Using an alternative root such as the cube root of $n$ would disturb this balance. It might reduce the number of jumps but at the expense of increasing the number of elements checked in the linear search phase—or vice versa. The square root remains the most effective choice in general because it equally balances both components of the search.

Mathematical Justification

Setting Up the Problem

In Jump Search, you jump through an ordered list in increments of $m$ until you overshoot the target value. Then, you perform a linear search in the identified block. The key is to minimize the total number of steps.

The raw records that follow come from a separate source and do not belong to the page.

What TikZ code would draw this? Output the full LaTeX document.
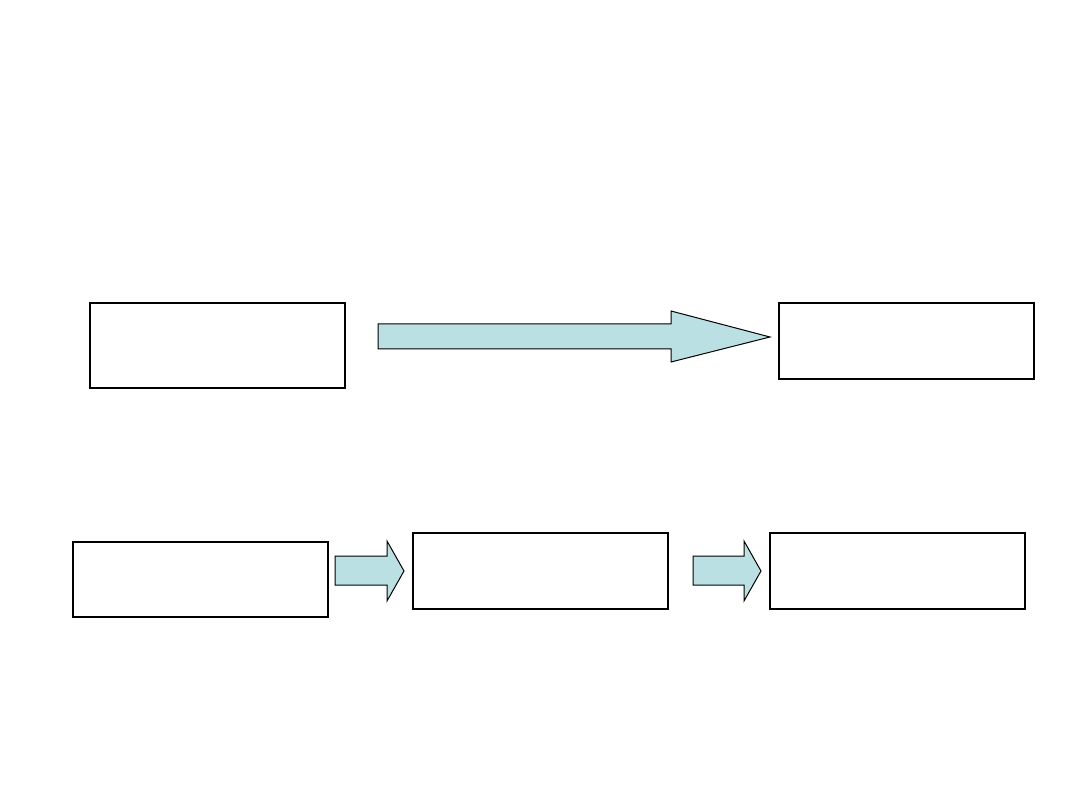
\documentclass[tikz,border=0pt]{standalone}
\usepackage{tikz}
\usetikzlibrary{positioning, calc}

\definecolor{arrowfill}{RGB}{187,224,227}

\begin{document}
\begin{tikzpicture}[
    x=1pt, y=-1pt,
    box/.style={draw, line width=2pt, rectangle, minimum width=255pt, inner sep=0pt, anchor=north west},
    blockarrow/.style={draw, line width=1pt, fill=arrowfill, line join=miter}
]
\useasboundingbox (0,0) rectangle (1080,810);

% upper row
\node (start) [box, minimum height=85pt] at (89,302) {};
\node (goal) [box, minimum height=76pt] at (778,302) {};

% lower row
\node (first) [box, minimum height=75pt] at (72,541) {};
\node (second) [box, minimum height=76pt] at (412,532) {};
\node (third) [box, minimum height=76pt] at (769,532) {};

% block arrows
\draw [blockarrow] (378,324) -- (671,324) -- (671,311) -- (770,337) -- (671,362) -- (671,349) -- (378,349) -- cycle;
\draw [blockarrow] (335,556) -- (387,556) -- (387,541) -- (404,571) -- (387,601) -- (387,585) -- (335,585) -- cycle;
\draw [blockarrow] (693,556) -- (744,556) -- (744,541) -- (761,571) -- (744,601) -- (744,585) -- (693,585) -- cycle;
\end{tikzpicture}
\end{document}
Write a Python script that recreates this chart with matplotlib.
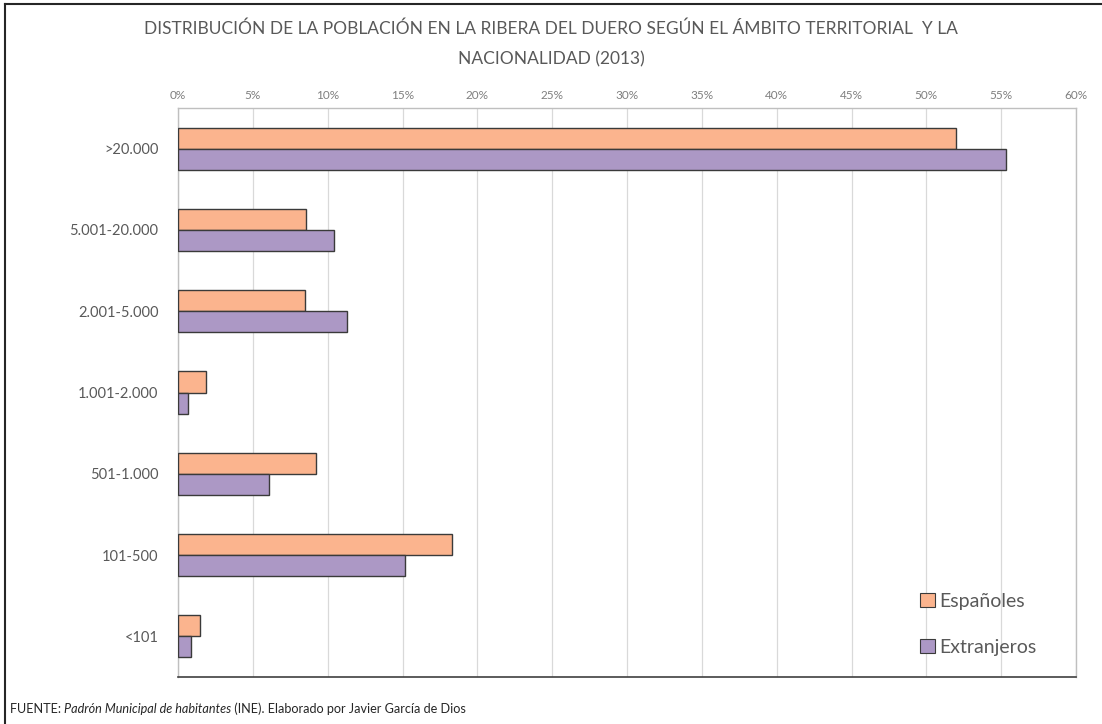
import matplotlib
matplotlib.use("Agg")
import matplotlib.pyplot as plt
from matplotlib.patches import Patch
from matplotlib.lines import Line2D
import numpy as np

categories = [">20.000", "5.001-20.000", "2.001-5.000", "1.001-2.000", "501-1.000", "101-500", "<101"]
espanoles = [52.0, 8.55, 8.5, 1.9, 9.2, 18.3, 1.5]
extranjeros = [55.3, 10.4, 11.3, 0.7, 6.1, 15.2, 0.9]
xticks = [0, 5, 10, 15, 20, 25, 30, 35, 40, 45, 50, 55, 60]
series_names = ["Españoles", "Extranjeros"]
title = "DISTRIBUCIÓN DE LA POBLACIÓN EN LA RIBERA DEL DUERO SEGÚN EL ÁMBITO TERRITORIAL  Y LA\nNACIONALIDAD (2013)"

plt.rcParams['font.family'] = ['Lato', 'DejaVu Sans']

c_esp = "#FBB48E"
c_ext = "#AC98C5"
edge = "#3a3a3a"
txt = "#595959"

fig = plt.figure(figsize=(11.02, 7.24), dpi=100)
ax = fig.add_axes([178/1102, 1-677/724, (1076-178)/1102, (677-108)/724])

y = np.arange(len(categories))
h = 0.26
ax.barh(y - h/2, espanoles, height=h, color=c_esp, edgecolor=edge, linewidth=1.0, zorder=3)
ax.barh(y + h/2, extranjeros, height=h, color=c_ext, edgecolor=edge, linewidth=1.0, zorder=3)

ax.set_xlim(0, 60)
ax.set_ylim(len(categories) - 0.5, -0.5)
ax.set_yticks(y)
ax.set_yticklabels(categories, fontsize=10.5, color=txt)
ax.set_xticks(xticks)
ax.set_xticklabels([f"{v}%" for v in xticks], fontsize=8.5, color="#7f7f7f")
ax.xaxis.tick_top()
ax.tick_params(axis='x', length=0, pad=5)
ax.tick_params(axis='y', length=0, pad=14)
ax.grid(axis='x', color="#d9d9d9", linewidth=0.9, zorder=0)
ax.set_axisbelow(True)
for s in ['top', 'right']:
    ax.spines[s].set_color("#bfbfbf")
    ax.spines[s].set_linewidth(1.0)
ax.spines['left'].set_color("#bfbfbf")
ax.spines['left'].set_linewidth(1.0)
ax.spines['bottom'].set_color("#404040")
ax.spines['bottom'].set_linewidth(1.2)

handles = [Patch(facecolor=c_esp, edgecolor=edge, linewidth=0.8),
           Patch(facecolor=c_ext, edgecolor=edge, linewidth=0.8)]
leg = ax.legend(handles, series_names, loc='lower right', bbox_to_anchor=(0.975, 0.006),
                frameon=False, fontsize=14, labelcolor=txt, labelspacing=1.5,
                handlelength=0.75, handleheight=0.75, handletextpad=0.2, borderaxespad=0.5)

fig.text(0.5, 1-44/724, title, ha='center', va='center', fontsize=12.5, color=txt,
         linespacing=2.1)

# footer with italic portion
renderer = fig.canvas.get_renderer()
x0 = 10/1102
yf = 1-709/724
parts = [("FUENTE: ", 'normal'), ("Padrón Municipal de habitantes", 'italic'),
         (" (INE). Elaborado por Javier García de Dios", 'normal')]
xc = x0
for s, st in parts:
    t = fig.text(xc, yf, s, ha='left', va='center', fontsize=9.1, color="#262626", style=st)
    bb = t.get_window_extent(renderer=renderer)
    xc += bb.width / fig.bbox.width

# outer border (top and left)
fig.add_artist(Line2D([5/1102, 5/1102], [0, 1-4/724], color="#262626", linewidth=1.5, transform=fig.transFigure))
fig.add_artist(Line2D([5/1102, 1], [1-4/724, 1-4/724], color="#262626", linewidth=1.5, transform=fig.transFigure))

fig.savefig("out.png", dpi=100)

Maximum number of jumps: $\frac{n}{m}$
Maximum number of linear search steps: $m - 1$ (or simply $m$ for simplicity)

Thus, the total number of steps $T(m)$ can be approximated by:

$T(m) = \frac{n}{m} + m.$

Total Search Steps

The function

$T(m) = \frac{n}{m} + m$

captures the trade-off: decreasing $m$ increases the jump count, while increasing $m$ lengthens the linear search.

Finding the Optimal m

To find the optimal block size $m$ , differentiate $T(m)$ with respect to $m$ :

$\frac{d}{dm}T(m) = -\frac{n}{m^2} + 1.$

Setting the derivative to zero gives:

$-\frac{n}{m^2} + 1 = 0 \quad \Longrightarrow \quad m^2 = n,$

which implies:

$m = \sqrt{n}.$

Example with n = 100

For an array of 100 elements:

$m = \sqrt{100} = 10.$

This means:

Jump Size: Jump every 10 elements (i.e., indices 0, 10, 20, …, 90).
Linear Search: After jumping, perform a linear search in a block of up to 10 elements.

Illustration with Python Code

Below is a Python code snippet that plots the total search steps $T(m)$ against different block sizes $m$ for a given $n$ . The plot highlights the optimal block size at $m = \sqrt{n}$ .

import matplotlib.pyplot as plt
import numpy as np

# Set array length
n = 1000

# Generate a range of possible m values
m_values = np.linspace(1, n, 1000)
T = n / m_values + m_values

# Calculate optimal m
optimal_m = np.sqrt(n)

# Plot the total search steps vs. block size
plt.figure(figsize=(8, 6))
plt.plot(m_values, T, label=r'$T(m)=\frac{n}{m}+m$')
plt.xlabel('Block Size (m)')
plt.ylabel('Total Search Steps T(m)')
plt.title(f'Total Search Steps vs. Block Size for n={n}')
plt.axvline(x=optimal_m, color='red', linestyle='--', label=f'Optimal m = sqrt(n) ≈ {optimal_m:.2f}')
plt.legend()
plt.grid(True)
plt.show()

png

Explanation:
The code above computes and plots $T(m)$ for $n = 1000$ over a range of $m$ values. The vertical dashed line indicates the optimal block size $m = \sqrt{1000}$ .

Conclusion

The use of $m = \sqrt{n}$ in the Jump Search algorithm optimally balances the number of jumps and the linear search steps, leading to a worst-case time complexity of $O(\sqrt{n})$ . This balance is crucial for efficient search in unsorted or partially ordered arrays, and the mathematical justification confirms the effectiveness of this approach.